I am implementing openCL based kernels for the Intel Stratix 10 FPGA for some high performance application.
I would like to know what is the best way to guarantee that the current data write to the global memory from a kernel is completed, before next iteration of the kernel is executed.
I first thought of waiting in the kernel for some fixed amount of cycles but I don't see any defined way of achieving this using openCL.
I hope someone would be able to guide me and suggest a way to achieve this.
If I understand your question correctly, this is not at all required. Kernel execution only finishes after all data is written to device memory; this is required by the OpenCL standard. Needless to say, kernel enqueue functions are non-blocking; hence, you need to use clFinish() or clWaitForEvents() to determine when the kernel execution has actually completed. If you enqueue two or more kernels back to back in the same queue, it is again guaranteed that each kernel starts only after the previous one finishes. Please note that the OpenCL standard does not guarantee global memory consistency during kernel execution.
Thanks for response.
I do require the synchronization of the device memory during the kernel execution between the kernels which execute simultaneously.
Can you suggest a way in which this can be achieved?
If you have multiple kernels running in parallel in different queues updating the same global buffer, this is always going to give you an undefined output because, as I said, the OpenCL standard ensures global memory consistency only after the kernel execution has finished. I tried doing something like what you want once by using channels between two kernels running in parallel and sending messages from one to the other to synchronize them, but that didn't work since channel operations and memory operations have different latency and there is no guarantee that by the time the message reaches the second kernel, the memory operation in the first kernel has finished. Intel also provides a global memory barrier that should supposedly help for such cases but didn't seem to make any difference in my case. You can try using channels in conjunction with the global memory barrier to see if it works for you but note that if it doesn't, this is completely normal since such functionality is not expected to be supported by the OpenCL standard. Needless to say, there will always be alternative designs which do not require sharing global memory buffers.
I rather have a producer consumer relation between the kernels running simultaneously. As you pointed out as well, I expected to have a latency for the store operation in the producer and thats why wanted to understand the best way to implement a synchronization method. the channels like you said didn't work for me as well but I have not tried the combination of channels and memory fence.
I also find an interesting discussion regarding the buffer management using volatile memory in the following post
I did try this and it is producing a much better results but there are still some errors and I need to debug it further to be sure.
Also I would like to understand if any one can tell what is the purpose of write-ack LSU. They have higher latency then the burst coalesced LSU. Does they kind of guarantee memory updates while sacrificing cycles?
Volatile is certainly required to disable the private cache for global memory accesses and force all accesses to actually go to global memory to make sure all updates by each kernel is propagated to others.
I am not sure what you mean by "write-ack LSU". I think Intel's OpenCL compiler also supports "atomic" memory operations which might solve your problem; however, performance will be very poor because that basically serializes memory accesses and stalls the pipeline until the memory operation has finished (maybe this is what you call write-ack LSU?).
I see, that has been added in the newer versions of the compiler; didn't exist in the older versions.
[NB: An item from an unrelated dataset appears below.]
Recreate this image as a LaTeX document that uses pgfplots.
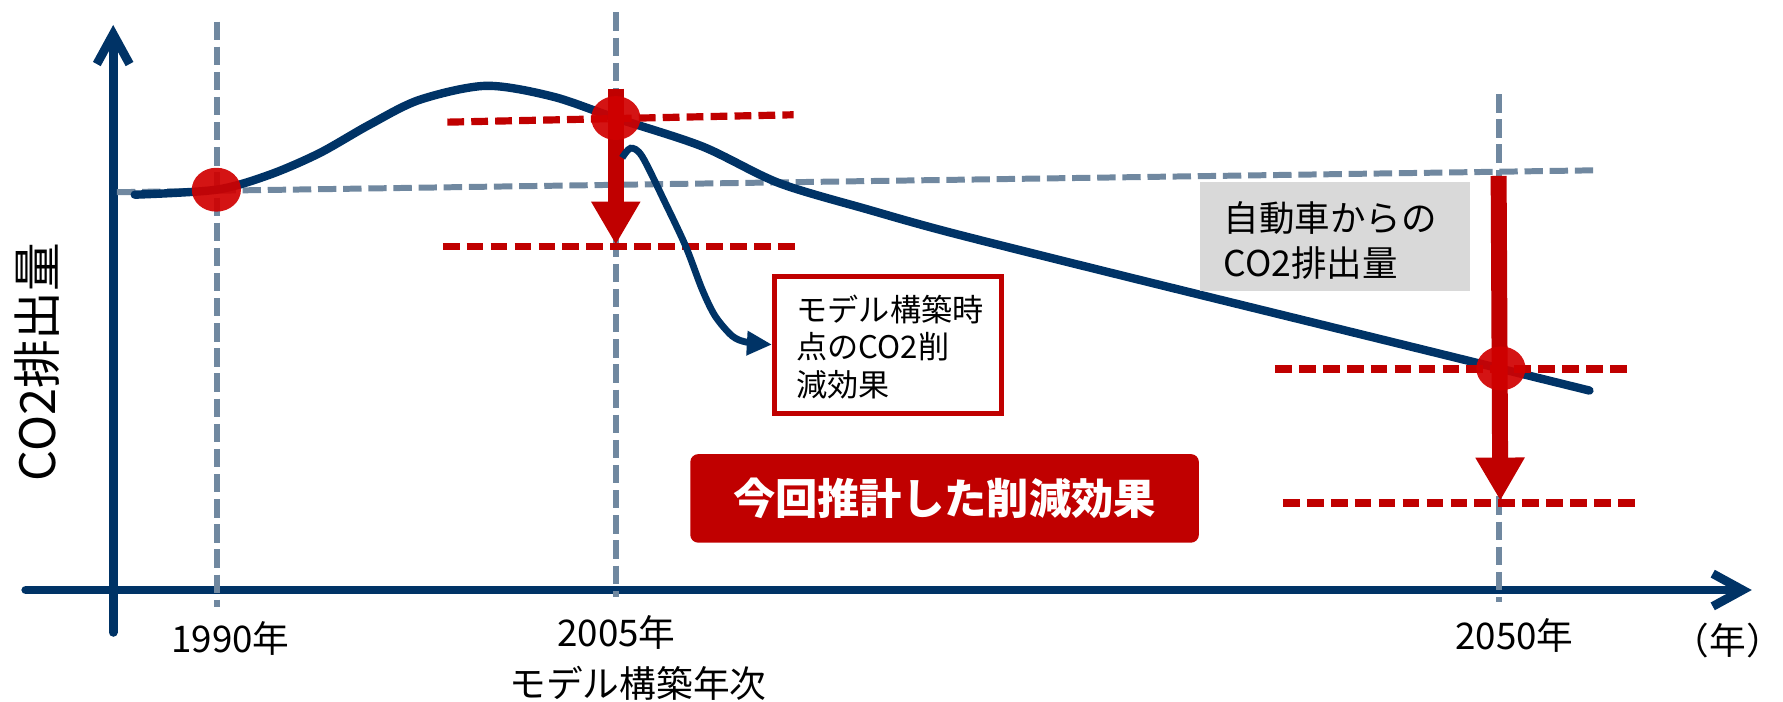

However, that seems to be something the compiler decides on based on the characteristics of the memory accesses, rather than something the programmer/user can explicitly control. Furthermore, the compiler will never analyze global memory access dependencies between two separate kernels and hence, such LSU will never be created by the compiler for your case. Based on the example in the guide, this LSU is created for cases a write-after-write dependency exists in the code; needless to say, such dependency is a false dependency and any sane compiler will optimize out the first write and only keep the second one. I fail to see why Intel even needed to add support for this LSU type...
What you are looking for is likely the atomic memory read/write I mentioned earlier.